# Requirements
Pictures stay out of the copy. Repeat exactly the lines from the first entry below through the line that contains "[2]*5 + [1]*6 + [2]*5", and nothing beyond.

# Records

** START **

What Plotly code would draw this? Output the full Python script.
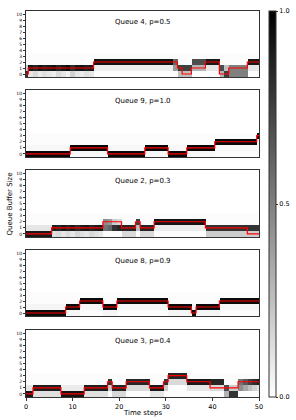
import plotly.graph_objects as go

# ---------------- data ----------------
time_steps = list(range(51))
levels = list(range(11))
x_ticks = [0, 10, 20, 30, 40, 50]
y_ticks = list(range(11))
cbar_ticks = [0.0, 0.5, 1.0]
cbar_labels = ["0.0", "0.5", "1.0"]

titles = ["Queue 4, p=0.5", "Queue 9, p=1.0", "Queue 2, p=0.3",
          "Queue 8, p=0.9", "Queue 3, p=0.4"]

# true queue sizes (red step lines)
red1 = [0] + [1]*14 + [2]*18 + [1] + [0]*2 + [1]*3 + [2]*3 + [0]*2 + [1]*4 + [2]*3
red2 = [0]*10 + [1]*8 + [0]*8 + [1]*5 + [0]*4 + [1]*6 + [2]*9 + [3]
red3 = [0]*6 + [1]*11 + [2]*4 + [1]*3 + [2] + [1]*3 + [2]*11 + [1]*9 + [0]*3
red4 = [0]*9 + [1]*3 + [2]*5 + [1]*3 + [2]*11 + [1]*5 + [0] + [1]*5 + [2]*9
red5 = [0]*2 + [1]*6 + [0]*5 + [1]*5 + [2] + [1]*3 + [2]*5 + [1]*3 + [2] + [3]*4 + [2]*5 + [1]*6 + [2]*5

# predicted distribution: most likely level, its probability, second level
pred1 = [0] + [1]*14 + [2]*18 + [1]*3 + [2]*6 + [1] + [0] + [1]*4 + [2]*3
conf1 = ([0.8] + [0.9, 0.85, 0.92, 0.88, 0.9, 0.93, 0.85, 0.9, 0.95, 0.82, 0.9, 0.92, 0.88, 0.9]
         + [0.93]*17 + [0.6] + [0.75]*3 + [0.7]*3 + [0.9]*3 + [0.7] + [0.75] + [0.5]*4 + [0.9]*3)
alt1 = [1] + [0]*14 + [1]*17 + [1] + [0]*3 + [1]*3 + [1]*3 + [0] + [1] + [0]*4 + [1]*3

pred2 = [0]*10 + [1]*8 + [0]*8 + [1]*5 + [0]*4 + [1]*6 + [2]*9 + [3]
conf2 = [0.97]*51
alt2 = [1]*10 + [0]*8 + [1]*8 + [0]*5 + [1]*4 + [0]*6 + [1]*9 + [2]

pred3 = [0]*6 + [1]*11 + [1]*4 + [1]*3 + [2] + [1]*3 + [2]*11 + [1]*12
conf3 = ([0.9]*6 + [0.88, 0.85, 0.9, 0.86, 0.9, 0.84, 0.88, 0.9, 0.85, 0.88, 0.9]
         + [0.55, 0.6, 0.8, 0.85] + [0.85]*3 + [0.75] + [0.85]*3 + [0.92]*11 + [0.8]*12)
alt3 = [1]*6 + [0]*11 + [2]*4 + [0]*3 + [1] + [0]*3 + [1]*11 + [0]*12

pred4 = [0]*9 + [1]*3 + [2]*5 + [1]*3 + [2]*11 + [1]*5 + [0] + [1]*5 + [2]*9
conf4 = [0.96]*51
alt4 = [1]*9 + [0]*3 + [1]*5 + [0]*3 + [1]*11 + [0]*5 + [1] + [0]*5 + [1]*9

pred5 = [0]*2 + [1]*6 + [0]*5 + [1]*5 + [2] + [1]*3 + [2]*5 + [1]*3 + [2] + [3]*4 + [2]*5 + [2]*3 + [1] + [0]*2 + [2]*5
conf5 = ([0.9]*2 + [0.88]*6 + [0.92]*5 + [0.88]*5 + [0.8] + [0.85]*3 + [0.85]*5 + [0.9]*3
         + [0.8] + [0.85]*4 + [0.9]*5 + [0.85]*3 + [0.7] + [0.8]*2 + [0.55, 0.65, 0.75, 0.82, 0.88])
alt5 = [1]*2 + [0]*6 + [1]*5 + [0]*5 + [1] + [0]*3 + [1]*5 + [0]*3 + [1] + [2]*4 + [1]*5 + [1]*3 + [0] + [1]*2 + [1]*5

haze_levels = 4
haze_value = 0.012

reds = [red1, red2, red3, red4, red5]
preds = [pred1, pred2, pred3, pred4, pred5]
confs = [conf1, conf2, conf3, conf4, conf5]
alts = [alt1, alt2, alt3, alt4, alt5]


def build_z(pred, conf, alt):
    z = [[(haze_value if lv < haze_levels else 0.0) for _ in time_steps] for lv in levels]
    for t in time_steps:
        z[pred[t]][t] = conf[t]
        z[alt[t]][t] = max(z[alt[t]][t], 1 - conf[t])
    return z


# ---------------- layout ----------------
W, H = 296, 420
ML, MR, MT, MB = 26, 37, 11, 23
PW = W - ML - MR
PH = H - MT - MB
panel_px = [(11, 77), (90, 157), (170, 237), (250, 316), (330, 397)]
FONT = "DejaVu Sans"
AXC = "#333333"

fig = go.Figure()
layout = dict(
    width=W, height=H,
    margin=dict(l=ML, r=MR, t=MT, b=MB, pad=0, autoexpand=False),
    paper_bgcolor="white", plot_bgcolor="white",
    font=dict(family=FONT, color="black"),
    showlegend=False,
    coloraxis=dict(
        colorscale=[[0, "#ffffff"], [1, "#000000"]], cmin=0, cmax=1,
        colorbar=dict(
            x=(269 - ML) / PW, xanchor="left", xpad=0,
            y=0.5, yanchor="middle", ypad=0,
            len=1.0, lenmode="fraction", thickness=7,
            outlinewidth=1, outlinecolor=AXC,
            tickvals=cbar_ticks, ticktext=cbar_labels,
            ticks="outside", ticklen=2, tickcolor=AXC, tickwidth=0.8,
            tickfont=dict(size=6.5, family=FONT, color="black"),
        ),
    ),
)

annotations = []
for i in range(5):
    n = "" if i == 0 else str(i + 1)
    top, bot = panel_px[i]
    y0 = (H - MB - bot) / PH
    y1 = (H - MB - top) / PH
    last = i == 4
    layout["xaxis" + n] = dict(
        domain=[0, 1], anchor="y" + n, range=[0, 50],
        showgrid=False, zeroline=False, showline=True, mirror=True,
        linecolor=AXC, linewidth=1,
        tickvals=x_ticks if last else [],
        showticklabels=last, ticks="outside" if last else "",
        ticklen=3, tickcolor=AXC, tickwidth=0.8,
        tickfont=dict(size=6.5, family=FONT, color="black"),
    )
    layout["yaxis" + n] = dict(
        domain=[y0, y1], anchor="x" + n, range=[-0.5, 10.5],
        showgrid=False, zeroline=False, showline=True, mirror=True,
        linecolor=AXC, linewidth=1,
        tickvals=y_ticks, ticks="outside", ticklen=2, tickcolor=AXC, tickwidth=0.6,
        tickfont=dict(size=4.5, family=FONT, color="black"),
    )
    fig.add_trace(go.Heatmap(
        x=time_steps, y=levels, z=build_z(preds[i], confs[i], alts[i]),
        coloraxis="coloraxis", xaxis="x" + n, yaxis="y" + n, hoverinfo="skip",
    ))
    fig.add_trace(go.Scatter(
        x=time_steps, y=reds[i], mode="lines",
        line=dict(color="red", width=1.2, shape="hvh"),
        xaxis="x" + n, yaxis="y" + n, hoverinfo="skip",
    ))
    annotations.append(dict(
        text=titles[i], xref=("x" + n + " domain"), yref=("y" + n + " domain"),
        x=0.5, y=1 - 11 / (bot - top), xanchor="center", yanchor="middle",
        showarrow=False, font=dict(size=7, family=FONT, color="black"),
    ))

annotations.append(dict(
    text="Time steps", xref="paper", yref="paper", x=0.5, y=(H - MB - 413) / PH,
    xanchor="center", yanchor="middle", showarrow=False,
    font=dict(size=7, family=FONT, color="black"),
))
annotations.append(dict(
    text="Queue Buffer Size", xref="paper", yref="paper", x=(9.5 - ML) / PW,
    y=(H - MB - 204) / PH, xanchor="center", yanchor="middle", textangle=-90,
    showarrow=False, font=dict(size=7, family=FONT, color="black"),
))
layout["annotations"] = annotations

fig.update_layout(**layout)
fig.write_html(
    "out.html",
    config={"displayModeBar": False},
    post_script="document.body.style.margin='0';document.body.style.padding='0';",
)
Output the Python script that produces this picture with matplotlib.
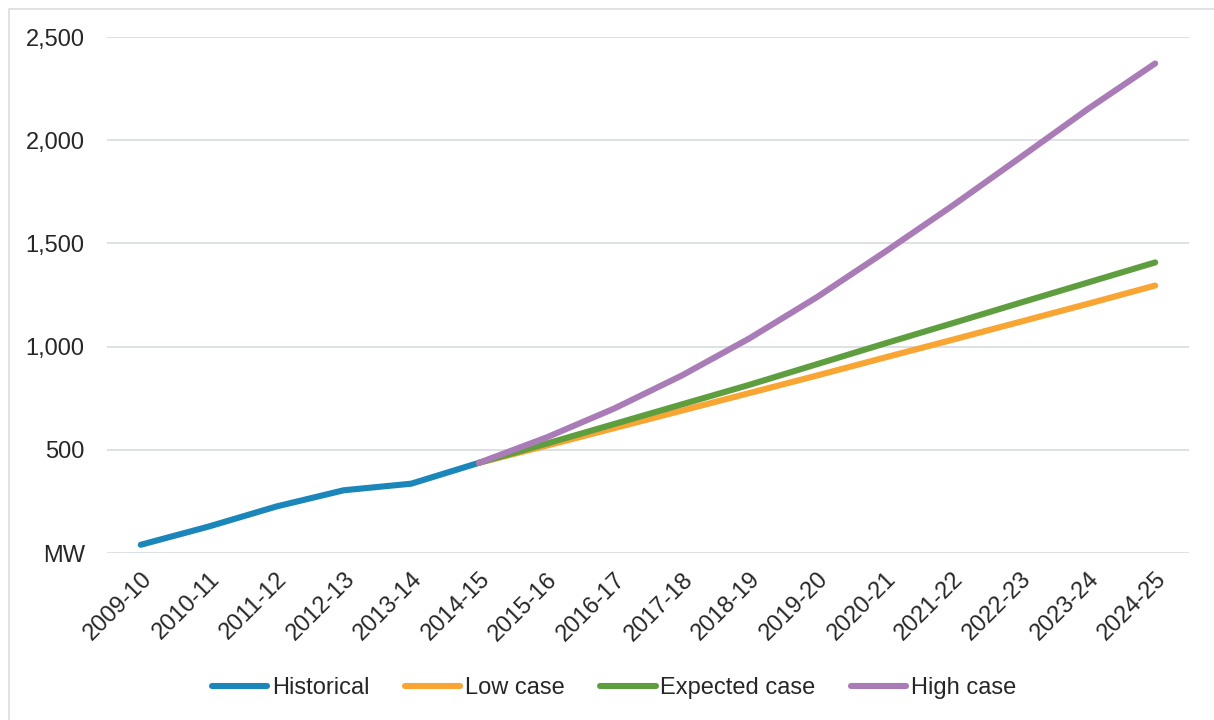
import matplotlib
matplotlib.use('Agg')
import matplotlib.pyplot as plt
from matplotlib.patches import Rectangle
from matplotlib.ticker import FuncFormatter

plt.rcParams['font.family'] = ['Liberation Sans', 'DejaVu Sans']

años = ['2009-10', '2010-11', '2011-12', '2012-13', '2013-14', '2014-15',
        '2015-16', '2016-17', '2017-18', '2018-19', '2019-20', '2020-21',
        '2021-22', '2022-23', '2023-24', '2024-25']

historico = [40, 128, 225, 304, 336, 437]
caso_bajo = [437, 520, 605, 690, 775, 860, 947, 1033, 1120, 1207, 1296]
caso_esperado = [437, 530, 625, 720, 815, 915, 1015, 1113, 1212, 1310, 1408]
caso_alto = [437, 560, 700, 860, 1040, 1240, 1458, 1682, 1915, 2150, 2372]

colores = {
    'Historical': '#1b86b9',
    'Low case': '#f9a534',
    'Expected case': '#5f9e3f',
    'High case': '#aa7cb7',
}
color_texto = '#262626'
color_rejilla = '#d9dee2'

fig = plt.figure(figsize=(12.14, 7.2), dpi=100)
ax = fig.add_axes([0.0881, 0.2319, 0.8913, 0.7167])

# marco exterior del gráfico
fig.patches.append(Rectangle((9 / 1214, -0.05), 1.1, 1.05 - 9 / 720,
                             transform=fig.transFigure, fill=False,
                             edgecolor='#d9dee0', linewidth=1.2))

x_hist = list(range(len(historico)))
x_proy = list(range(len(historico) - 1, len(años)))

ancho = 4.4
ax.plot(x_hist, historico, color=colores['Historical'], lw=ancho,
        solid_capstyle='round', label='Historical', zorder=3)
ax.plot(x_proy, caso_bajo, color=colores['Low case'], lw=ancho,
        solid_capstyle='round', label='Low case', zorder=3)
ax.plot(x_proy, caso_esperado, color=colores['Expected case'], lw=ancho,
        solid_capstyle='round', label='Expected case', zorder=3)
ax.plot(x_proy, caso_alto, color=colores['High case'], lw=ancho,
        solid_capstyle='round', label='High case', zorder=4)

ax.set_xlim(-0.5, len(años) - 0.5)
ax.set_ylim(0, 2500)
ax.set_yticks([0, 500, 1000, 1500, 2000, 2500])
ax.yaxis.set_major_formatter(
    FuncFormatter(lambda v, pos: 'MW' if v == 0 else f'{int(v):,}'))
ax.set_xticks(range(len(años)))
ax.set_xticklabels(años, rotation=45, ha='right', rotation_mode='anchor')

ax.grid(axis='y', color=color_rejilla, linewidth=1.3)
ax.set_axisbelow(True)
for lado in ax.spines.values():
    lado.set_visible(False)
ax.tick_params(axis='both', length=0, labelsize=17, colors=color_texto)
ax.tick_params(axis='y', pad=16)
ax.tick_params(axis='x', pad=11)

fig.legend(loc='center', bbox_to_anchor=(0.5058, 0.044), ncol=4,
           frameon=False, fontsize=17, handlelength=2.35, handletextpad=0.2,
           columnspacing=1.5, labelcolor=color_texto)

fig.savefig('out.png', dpi=100)
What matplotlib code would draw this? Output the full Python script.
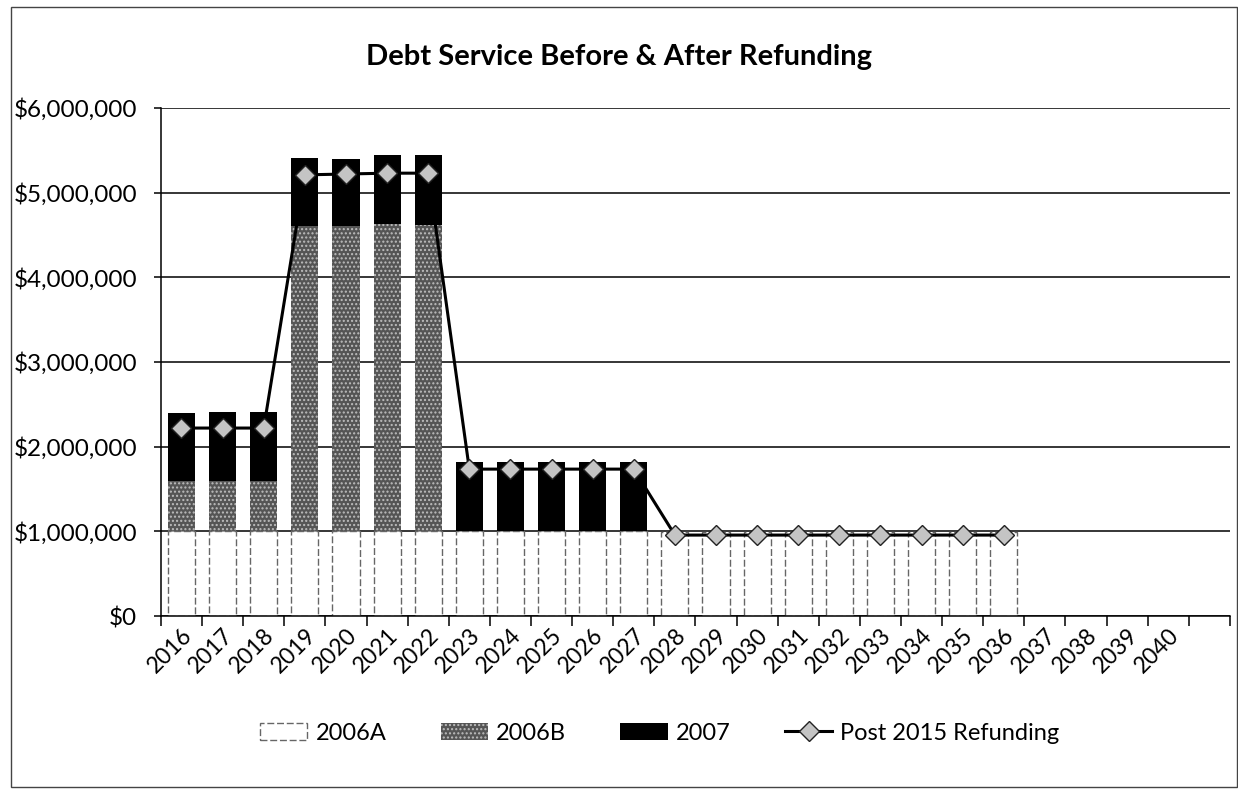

** END **

# Written solution
What Plotly code would draw this? Output the full Python script.
import plotly.graph_objects as go

# ---------------- data ----------------
time_steps = list(range(51))
levels = list(range(11))
x_ticks = [0, 10, 20, 30, 40, 50]
y_ticks = list(range(11))
cbar_ticks = [0.0, 0.5, 1.0]
cbar_labels = ["0.0", "0.5", "1.0"]

titles = ["Queue 4, p=0.5", "Queue 9, p=1.0", "Queue 2, p=0.3",
          "Queue 8, p=0.9", "Queue 3, p=0.4"]

# true queue sizes (red step lines)
red1 = [0] + [1]*14 + [2]*18 + [1] + [0]*2 + [1]*3 + [2]*3 + [0]*2 + [1]*4 + [2]*3
red2 = [0]*10 + [1]*8 + [0]*8 + [1]*5 + [0]*4 + [1]*6 + [2]*9 + [3]
red3 = [0]*6 + [1]*11 + [2]*4 + [1]*3 + [2] + [1]*3 + [2]*11 + [1]*9 + [0]*3
red4 = [0]*9 + [1]*3 + [2]*5 + [1]*3 + [2]*11 + [1]*5 + [0] + [1]*5 + [2]*9
red5 = [0]*2 + [1]*6 + [0]*5 + [1]*5 + [2] + [1]*3 + [2]*5 + [1]*3 + [2] + [3]*4 + [2]*5 + [1]*6 + [2]*5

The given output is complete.